Trump cancels planned trip to Milwaukee as protests, Senate battles continue
by Scott Bauer And Jonathan Lemire, The Associated Press
The White House says protests were not behind the schedule change, but reports say Trump planned to tour a Harley-Davidson plant before the company called off the visit
MADISON, Wis.—President Donald Trump cancelled an expected speech on the economy in Milwaukee Feb. 1, without saying why or if he will reschedule. The trip would have been one of his first outside of Washington since taking office.
Tech. Sgt. Meghan Skrepenski with the 128th Air Refueling Wing of the Air National Guard in Milwaukee confirmed Tuesday that the visit had been cancelled. She said she had no information on why it was called off.
Trump was also slated to meet with business leaders while in Wisconsin. When the White House gave word on Monday that Trump planned to travel to the battleground state he won in November, a group called the Milwaukee Coalition Against Trump quickly organized a protest. According to its Facebook page, by late Tuesday afternoon 1,200 people were planning to attend a protest with another 4,500 interested.
A White House spokeswoman denied that any protest was behind the change in plans.
“Due to scheduling, the leadership he was potentially travelling to meet with is now coming here,” said deputy press secretary Stephanie Grisham.
A CNN report, among others, said otherwise.
The news organization reported last night that Trump’s visit to a Milwaukee Harley-Davidson plant was called off because the company was “not comfortable” with the planned protest.

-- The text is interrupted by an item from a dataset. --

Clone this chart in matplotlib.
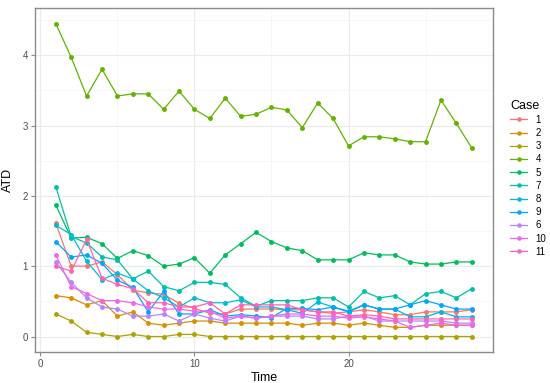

Harley-Davidson, however, also issued a statement denying the visit had been scheduled.
Nevertheless, large anti-Trump protests have been a recurring theme of the first weeks of his presidency. Millions demonstrated across the globe in a series of women’s marches the day after Trump was sworn in, and this past weekend thousands more protested at the nation’s biggest international airports after the president’s executive order restricting travellers from seven Muslim majority nations from entering the U.S.
A number of big businesses, including Apple, Ford and Goldman Sachs have also come out against the immigration order.
Gov. Scott Walker’s spokesman, Tom Evenson, said he didn’t have any information about why the trip was not happening or if it would be rescheduled. Walker met with Trump in the White House on Saturday and is close with his chief of staff Reince Priebus, who previously was head of the Wisconsin Republican Party, as well as House Speaker Paul Ryan.
Walker is the head of the Republican Governors Association and a former rival of Trump’s for the GOP presidential nomination who later got behind Trump as the GOP nominee.
Trump was the first Republican presidential candidate to win Wisconsin since Ronald Reagan in 1984. He repeatedly visited the state in the final weeks of the campaign and captured it by approximately 22,000 votes as part of his sweep of battleground Rust Belt states like Michigan, Pennsylvania and Ohio.
Trump also made a stop in Wisconsin last month during his so-called “thank you” tour to salute supporters in key states.
In Washington, the U.S. Senate continues to battle over confirming numerous Trump cabinet choices. The U.S. president also announced his nominee to fill a vacant Supreme Court Justice seat last night.